We see this reflected in a 2009 study about suicide rates among youths aged 15 to 24 in 15 European countries: 5.5 to 35.1 for males and 1.3 to 8.5 for females. However, compelling insights from a recent American study conducted between 2018 and 2023 demonstrate increases in suicide among preadolescent and adolescent females, suggesting that rates may be rising faster among female rather than male youth. These findings do not invalidate male loneliness. Rather, they contextualize and temper the current frenzy about male loneliness by providing evidence-based data demonstrating, among other things, that men have been lonely before. They might be lonely for different reasons, but it’s not their first rodeo, nor are they the only ones feeling this way.
Gendering Loneliness
Should we be so hyper-focused on male loneliness? College journalist Nicholas Sherwood, for one, doesn’t think so. In fact, he argues, gendering the loneliness epidemic may come at a heavy cost that impacts everyone, not just men or boys: "If the public is to seriously confront the growing crisis of loneliness, it cannot—must not—frame the crisis as something exclusive to men. To do so is to allow the manosphere to take ownership of the matter and entrench culture further into a contemptuous, misogynistic fugue.”
We definitely don’t want the manosphere taking up any more space culturally and within the lives of men, boys, or anyone feeling adrift in our increasingly precarious and disconnected world.
If male loneliness isn’t new, why are the debates about it blowing up right now? Part of it has to do with a backlash against toxic masculinity and the multiple spaces, especially online, where we encounter elements of these aggressive, sometimes violent forms of masculinity. It can sometimes feel like problematic men are everywhere. Vivian Park, a college journalist at the University of Michigan, explains this well:
I think this is what underlies the sentiment that causes “some men are bad” to become “all men are bad.” The uncertainty makes it hard to decipher when masculinity is good and when it is bad, and misogyny is unrelenting. Women cannot simply ignore or take a break from men or their masculinity, toxic or not, when it is present in our loved ones, our family, friends, significant others. It is tiring, exhausting.

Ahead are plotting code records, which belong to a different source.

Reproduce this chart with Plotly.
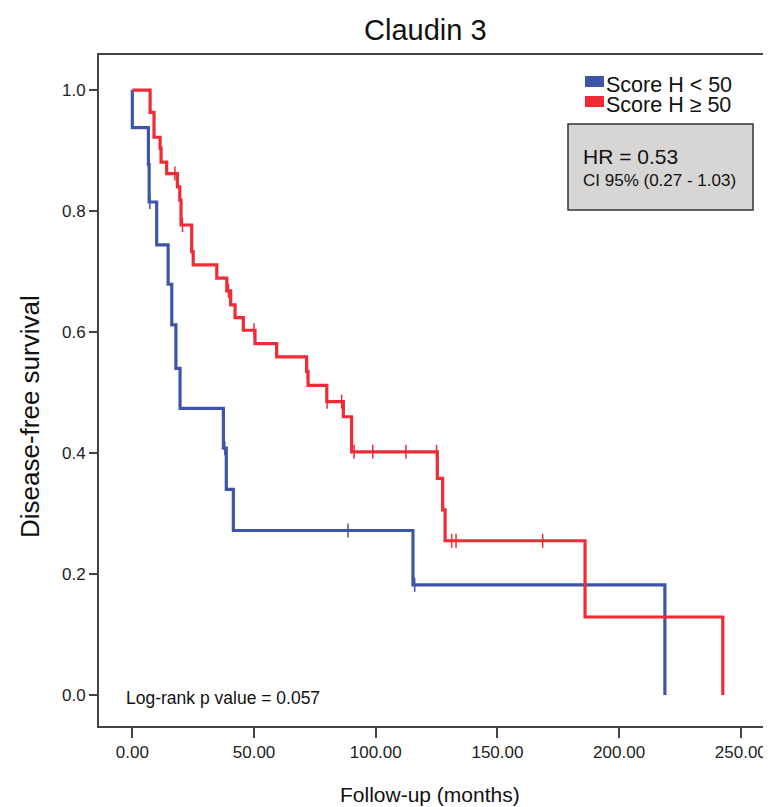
import plotly.graph_objects as go

# ---- data ----
low_times = [0.0, 6.6, 6.9, 10.0, 14.7, 16.2, 17.9, 19.6, 37.4, 38.6, 41.5, 115.3, 218.8]
low_surv = [0.938, 0.877, 0.815, 0.744, 0.679, 0.612, 0.540, 0.474, 0.408, 0.340, 0.272, 0.182, 0.0]
low_censor = [7.2, 38.0, 88.6, 116.0]

high_times = [7.3, 8.9, 11.4, 11.8, 14.1, 18.5, 19.5, 20.0, 24.4, 25.0, 34.7, 38.8, 40.4,
              42.2, 45.6, 50.4, 59.3, 71.6, 72.2, 79.9, 86.7, 90.1, 125.3, 127.5, 128.5,
              186.0, 242.6]
high_surv = [0.963, 0.922, 0.904, 0.881, 0.862, 0.840, 0.818, 0.777, 0.733, 0.711, 0.689, 0.668,
             0.645, 0.624, 0.603, 0.581, 0.559, 0.535, 0.512, 0.485, 0.460, 0.402, 0.358, 0.306,
             0.255, 0.129, 0.0]
high_censor = [17.5, 20.6, 39.5, 50.0, 71.9, 80.0, 86.0, 91.1, 98.8, 112.4, 125.0, 131.2, 133.0, 168.6]

series_names = ["Score H < 50", "Score H \u2265 50"]
x_ticks = [0, 50, 100, 150, 200, 250]
y_ticks = [0.0, 0.2, 0.4, 0.6, 0.8, 1.0]

BLUE = "#3D55A7"
RED = "#EE2B36"
FONT = "Arial, 'Liberation Sans', sans-serif"
TXT = "#222222"


def step_xy(times, surv):
    xs, ys = [0.0], [1.0]
    for t, s in zip(times, surv):
        xs.append(t)
        ys.append(s)
    return xs, ys


def surv_at(times, surv, t0):
    val = 1.0
    for t, s in zip(times, surv):
        if t <= t0:
            val = s
    return val


fig = go.Figure()
for times, surv, cens, color, name in [
    (low_times, low_surv, low_censor, BLUE, series_names[0]),
    (high_times, high_surv, high_censor, RED, series_names[1]),
]:
    xs, ys = step_xy(times, surv)
    fig.add_trace(go.Scatter(x=xs, y=ys, mode="lines", line=dict(color=color, width=3.2, shape="hv"),
                             name=name, showlegend=False, hoverinfo="skip"))
    fig.add_trace(go.Scatter(x=cens, y=[surv_at(times, surv, c) for c in cens], mode="markers",
                             marker=dict(symbol="line-ns", size=10, line=dict(color=color, width=1.5)),
                             showlegend=False, hoverinfo="skip"))

fig.update_layout(
    width=763, height=799,
    margin=dict(l=91, r=0, t=47, b=81),
    paper_bgcolor="white", plot_bgcolor="white",
    font=dict(family=FONT, color=TXT),
    showlegend=False,
    xaxis=dict(range=[-13.7, 262.4], tickvals=x_ticks, tickformat=".2f",
               showline=True, linecolor="#444444", linewidth=2, mirror=True,
               ticks="outside", ticklen=10, tickwidth=2, tickcolor="#444444",
               showgrid=False, zeroline=False, tickfont=dict(size=17, color=TXT)),
    yaxis=dict(range=[-0.0512, 1.058], tickvals=y_ticks, tickformat=".1f",
               showline=True, linecolor="#444444", linewidth=2, mirror=False,
               ticks="outside", ticklen=8, tickwidth=2, tickcolor="#444444",
               showgrid=False, zeroline=False, tickfont=dict(size=17, color=TXT)),
)

# titles
fig.add_annotation(text="Claudin 3", xref="paper", yref="paper", x=(425 - 99) / 672, y=(726 - 30) / 671,
                   showarrow=False, font=dict(size=29, color="#111111"), xanchor="center", yanchor="middle")
fig.add_annotation(text="Disease-free survival", xref="paper", yref="paper", x=(30 - 99) / 672,
                   y=(726 - 417) / 671, textangle=-90, showarrow=False,
                   font=dict(size=26, color="#111111"), xanchor="center", yanchor="middle")
fig.add_annotation(text="Follow-up (months)", xref="paper", yref="paper", x=(430 - 99) / 672,
                   y=(726 - 795) / 671, showarrow=False, font=dict(size=21, color="#111111"),
                   xanchor="center", yanchor="middle")
fig.add_annotation(text="Log-rank p value = 0.057", xref="x", yref="paper", x=-3.6,
                   y=(726 - 698) / 671, showarrow=False, font=dict(size=17.5, color="#111111"),
                   xanchor="left", yanchor="middle")

# legend (custom)
for i, (name, color) in enumerate(zip(series_names, [BLUE, RED])):
    yc = 80 + 20 * i
    fig.add_shape(type="rect", xref="paper", yref="paper",
                  x0=(585 - 99) / 672, x1=(604 - 99) / 672,
                  y0=(726 - (yc - 4)) / 671, y1=(726 - (yc + 7)) / 671,
                  fillcolor=color, line=dict(width=0))
    fig.add_annotation(text=name, xref="paper", yref="paper", x=(604 - 99) / 672,
                       y=(726 - (yc + 5)) / 671, showarrow=False, xanchor="left", yanchor="middle",
                       font=dict(size=21.5, color="#111111"))

# HR box
fig.add_shape(type="rect", xref="paper", yref="paper",
              x0=(568 - 99) / 672, x1=(753 - 99) / 672, y0=(726 - 124) / 671, y1=(726 - 210) / 671,
              fillcolor="#D8D5D5", line=dict(color="#333333", width=1.5))
fig.add_annotation(text="HR = 0.53", xref="paper", yref="paper", x=(581 - 99) / 672,
                   y=(726 - 156) / 671, showarrow=False, xanchor="left", yanchor="middle",
                   font=dict(size=21, color="#111111"))
fig.add_annotation(text="CI 95% (0.27 - 1.03)", xref="paper", yref="paper", x=(581 - 99) / 672,
                   y=(726 - 181) / 671, showarrow=False, xanchor="left", yanchor="middle",
                   font=dict(size=17, color="#111111"))

fig.write_html("out.html")
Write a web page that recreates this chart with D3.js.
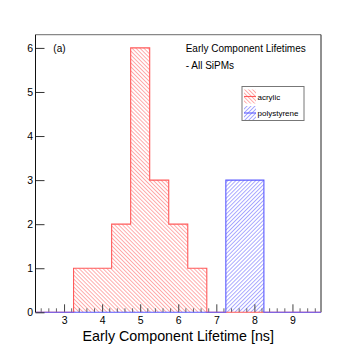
<!DOCTYPE html>
<html>
<head>
<meta charset="utf-8">
<script src="https://cdn.jsdelivr.net/npm/d3@7"></script>
<style>
  body { margin: 0; background: #fff; }
  text { font-family: "Liberation Sans", Arial, sans-serif; fill: #000; }
</style>
</head>
<body>
<svg width="357" height="347"></svg>
<script>
// bins of 0.5 ns from 2.25 to 9.75
const binEdges = [2.25, 2.75, 3.25, 3.75, 4.25, 4.75, 5.25, 5.75, 6.25, 6.75, 7.25, 7.75, 8.25, 8.75, 9.25, 9.75];
const acrylic = [0, 0, 1, 1, 2, 6, 3, 2, 1, 0, 0, 0, 0, 0, 0];
const polystyrene = [0, 0, 0, 0, 0, 0, 0, 0, 0, 0, 3, 3, 0, 0, 0];
const xTicks = [3, 4, 5, 6, 7, 8, 9];
const yTicks = [0, 1, 2, 3, 4, 5, 6];
const legendLabels = ["acrylic", "polystyrene"];

const svg = d3.select("svg");
const padL = 35.5, padR = 321, padT = 34.7, padB = 312.3;

const x = d3.scaleLinear().domain([2.25, 9.75]).range([padL, padR]);
const y = d3.scaleLinear().domain([0, 6.3]).range([padB, padT]);

const defs = svg.append("defs");
function hatch(id, color, angle) {
  const p = defs.append("pattern")
    .attr("id", id)
    .attr("patternUnits", "userSpaceOnUse")
    .attr("width", 2.8).attr("height", 2.8)
    .attr("patternTransform", `rotate(${angle})`);
  p.append("line")
    .attr("x1", 0).attr("y1", 0).attr("x2", 0).attr("y2", 2.8)
    .attr("stroke", color).attr("stroke-width", 1.1);
}
hatch("hRed", "#ff6a6a", -45);
hatch("hBlue", "#6666ff", 45);

function histPath(counts) {
  const pts = [[binEdges[0], 0]];
  counts.forEach((c, i) => {
    pts.push([binEdges[i], c]);
    pts.push([binEdges[i + 1], c]);
  });
  pts.push([binEdges[binEdges.length - 1], 0]);
  return d3.line().x(d => x(d[0])).y(d => y(d[1]))(pts);
}

// frame
svg.append("line").attr("x1", padL).attr("x2", padR).attr("y1", padT).attr("y2", padT)
  .attr("stroke", "#888").attr("stroke-width", 1.2);
svg.append("line").attr("x1", padR).attr("x2", padR).attr("y1", padT).attr("y2", padB)
  .attr("stroke", "#222").attr("stroke-width", 1);

const series = [
  { counts: acrylic, fill: "url(#hRed)", stroke: "#ff5a5a" },
  { counts: polystyrene, fill: "url(#hBlue)", stroke: "#5a5aff" }
];
series.forEach(s => {
  svg.append("path").attr("d", histPath(s.counts))
    .attr("fill", s.fill).attr("stroke", "none");
});

// x axis ticks
const xAxis = d3.axisBottom(x).tickValues(xTicks).tickSize(-8).tickFormat(d3.format("d")).tickPadding(4);
const gx = svg.append("g").attr("transform", `translate(0,${padB})`).call(xAxis);
gx.select(".domain").remove();
gx.selectAll(".tick line").attr("stroke", "#444");
gx.selectAll("text").attr("font-size", "10.5px").attr("font-family", "Liberation Sans, Arial, sans-serif");
const minor = d3.range(2.4, 9.75, 0.2).filter(v => Math.abs(v - Math.round(v)) > 0.01);
svg.append("g").selectAll("line").data(minor).join("line")
  .attr("x1", d => x(d)).attr("x2", d => x(d))
  .attr("y1", padB).attr("y2", padB - 4)
  .attr("stroke", "#666");

// histogram outlines
series.forEach(s => {
  svg.append("path").attr("d", histPath(s.counts))
    .attr("fill", "none").attr("stroke", s.stroke).attr("stroke-width", 1.1);
});

// y axis
const yAxis = d3.axisLeft(y).tickValues(yTicks).tickSize(-9).tickPadding(2.5).tickFormat(d3.format("d"));
const gy = svg.append("g").attr("transform", `translate(${padL},0)`).call(yAxis);
gy.select(".domain").remove();
gy.selectAll(".tick line").attr("stroke", "#333");
gy.selectAll("text").attr("font-size", "10.5px").attr("font-family", "Liberation Sans, Arial, sans-serif");
svg.append("line").attr("x1", padL).attr("x2", padL).attr("y1", padT).attr("y2", padB)
  .attr("stroke", "#111").attr("stroke-width", 1);

// x title
svg.append("text").attr("x", (padL + padR) / 2).attr("y", 340.5)
  .attr("text-anchor", "middle").attr("font-size", "14.3px")
  .text("Early Component Lifetime [ns]");

// annotations
svg.append("text").attr("x", 53.3).attr("y", 52).attr("font-size", "10px").text("(a)");
svg.append("text").attr("x", 185.7).attr("y", 52).attr("font-size", "10px").text("Early Component Lifetimes");
svg.append("text").attr("x", 185.7).attr("y", 69.3).attr("font-size", "10px").text("- All SiPMs");

// legend
const lg = svg.append("g");
lg.append("rect").attr("x", 242).attr("y", 86.5).attr("width", 62).attr("height", 34)
  .attr("fill", "#fff").attr("stroke", "#777").attr("stroke-width", 1);
legendLabels.forEach((lab, i) => {
  const cy = 96.5 + i * 16.5;
  lg.append("rect").attr("x", 244).attr("y", cy - 7).attr("width", 12).attr("height", 14)
    .attr("fill", series[i].fill);
  lg.append("line").attr("x1", 244).attr("x2", 256).attr("y1", cy).attr("y2", cy)
    .attr("stroke", series[i].stroke).attr("stroke-width", 1.1);
  lg.append("text").attr("x", 257.5).attr("y", cy + 3).attr("font-size", "8px").text(lab);
});
</script>
</body>
</html>
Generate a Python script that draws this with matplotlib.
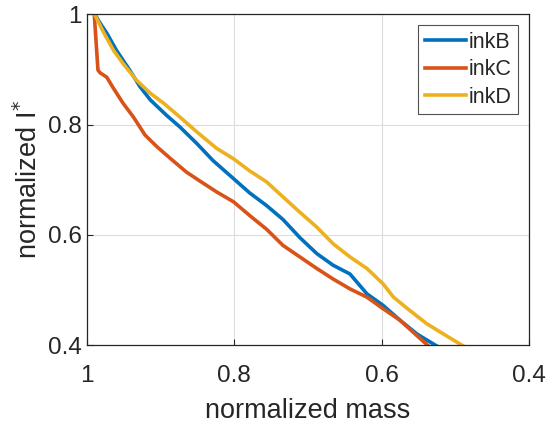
import numpy as np
import matplotlib
matplotlib.use("Agg")
import matplotlib.pyplot as plt

plt.rcParams['font.family'] = ['Liberation Sans', 'DejaVu Sans']

# values (normalized mass, normalized I*)
mass_B = [0.989, 0.982, 0.973, 0.960, 0.942, 0.928, 0.914, 0.892, 0.874, 0.851,
          0.829, 0.801, 0.779, 0.756, 0.734, 0.711, 0.688, 0.666, 0.643, 0.620,
          0.598, 0.575, 0.552, 0.526]
I_B = [1.000, 0.984, 0.966, 0.935, 0.899, 0.869, 0.845, 0.817, 0.796, 0.766,
       0.735, 0.702, 0.676, 0.653, 0.628, 0.595, 0.566, 0.545, 0.529, 0.493,
       0.472, 0.445, 0.420, 0.399]

mass_C = [0.990, 0.985, 0.982, 0.973, 0.964, 0.951, 0.937, 0.921, 0.905, 0.887,
          0.865, 0.847, 0.824, 0.801, 0.779, 0.756, 0.734, 0.711, 0.688, 0.666,
          0.643, 0.620, 0.598, 0.575, 0.557, 0.537]
I_C = [1.000, 0.899, 0.894, 0.886, 0.866, 0.839, 0.814, 0.781, 0.760, 0.739,
       0.714, 0.698, 0.678, 0.660, 0.635, 0.610, 0.581, 0.560, 0.539, 0.520,
       0.502, 0.487, 0.466, 0.445, 0.423, 0.399]

mass_D = [0.989, 0.978, 0.964, 0.951, 0.933, 0.914, 0.896, 0.874, 0.851, 0.824,
          0.801, 0.779, 0.756, 0.734, 0.711, 0.688, 0.666, 0.643, 0.620, 0.598,
          0.584, 0.562, 0.539, 0.516, 0.490]
I_D = [0.999, 0.969, 0.935, 0.911, 0.881, 0.857, 0.839, 0.814, 0.787, 0.757,
       0.738, 0.716, 0.696, 0.669, 0.641, 0.614, 0.584, 0.560, 0.539, 0.511,
       0.487, 0.463, 0.439, 0.420, 0.399]

labels = ['inkB', 'inkC', 'inkD']
colors = ['#0072BD', '#D95319', '#EDB120']

fig = plt.figure(figsize=(5.5, 4.24), dpi=100)
ax = fig.add_axes([0.158, 0.186, 0.804, 0.780])

ax.plot(mass_B, I_B, color=colors[0], lw=2.6, label=labels[0])
ax.plot(mass_C, I_C, color=colors[1], lw=2.6, label=labels[1])
ax.plot(mass_D, I_D, color=colors[2], lw=2.6, label=labels[2])

ax.set_xlim(1, 0.4)
ax.set_ylim(0.4, 1)
ax.set_xticks([1, 0.8, 0.6, 0.4])
ax.set_xticklabels(['1', '0.8', '0.6', '0.4'])
ax.set_yticks([0.4, 0.6, 0.8, 1])
ax.set_yticklabels(['0.4', '0.6', '0.8', '1'])
ax.grid(True, color='#dcdcdc', lw=0.8)
ax.set_axisbelow(True)
ax.tick_params(direction='in', length=4, width=0.8, colors='#262626',
               labelsize=17.5, labelcolor='#262626')
ax.tick_params(axis='x', pad=14)
ax.tick_params(axis='y', pad=3.5)
for s in ax.spines.values():
    s.set_color('#262626')
    s.set_linewidth(0.9)

ax.set_xlabel('normalized mass', fontsize=19.5, color='#262626', labelpad=8)
ax.set_ylabel(r'normalized I$^{*}$', fontsize=19.5, color='#262626', labelpad=4)

leg = ax.legend(loc='upper right', fontsize=15.5, frameon=True, fancybox=False,
                edgecolor='#262626', handlelength=1.9, handletextpad=0.15,
                borderpad=0.3, labelspacing=0.3, borderaxespad=0.5)
leg.get_frame().set_linewidth(0.8)
for t in leg.get_texts():
    t.set_color('#262626')

fig.savefig('out.png', dpi=100)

Neuroscientist Dean Burnett has shed some interesting light on this trend. As he explains, our brains have evolved to assume that the world is a fair place, and this is why we generally approve of things like fairness and justice. So, when we see someone falter, especially if they are of a higher status than ourselves, we can feel a burst of satisfaction. It's possible that this phenomenon, known as schadenfreude, may also account for the current lack of empathy toward men who may be struggling with loneliness.
A final point that might add to our broader understanding of the current obsession with male loneliness is that, as a society, we gravitate toward epidemics because they involve a sense of numerical authenticity, which makes us feel like some degree of science and credibility is involved. They’re also a kind of cultural diagnosis of what’s going wrong, who’s falling behind, or who’s surging ahead. Those are vital bits of information that can help us determine not only the state of the world, but our place in it.
Branding all men as enemies, broken, or deserving of loneliness feels short-sighted and detrimental in the long run. Being empathetic to male experiences of loneliness doesn’t mean letting male violence and oppression glide by. It’s about exploring it with a bit more nuance. Men are lonely and more than a little adrift, which is how many of us have felt under patriarchy for decades — centuries even. The systems need to change before the individuals can do so in meaningful, lasting ways. That can only happen effectively and in ways that take hold when we all pitch in.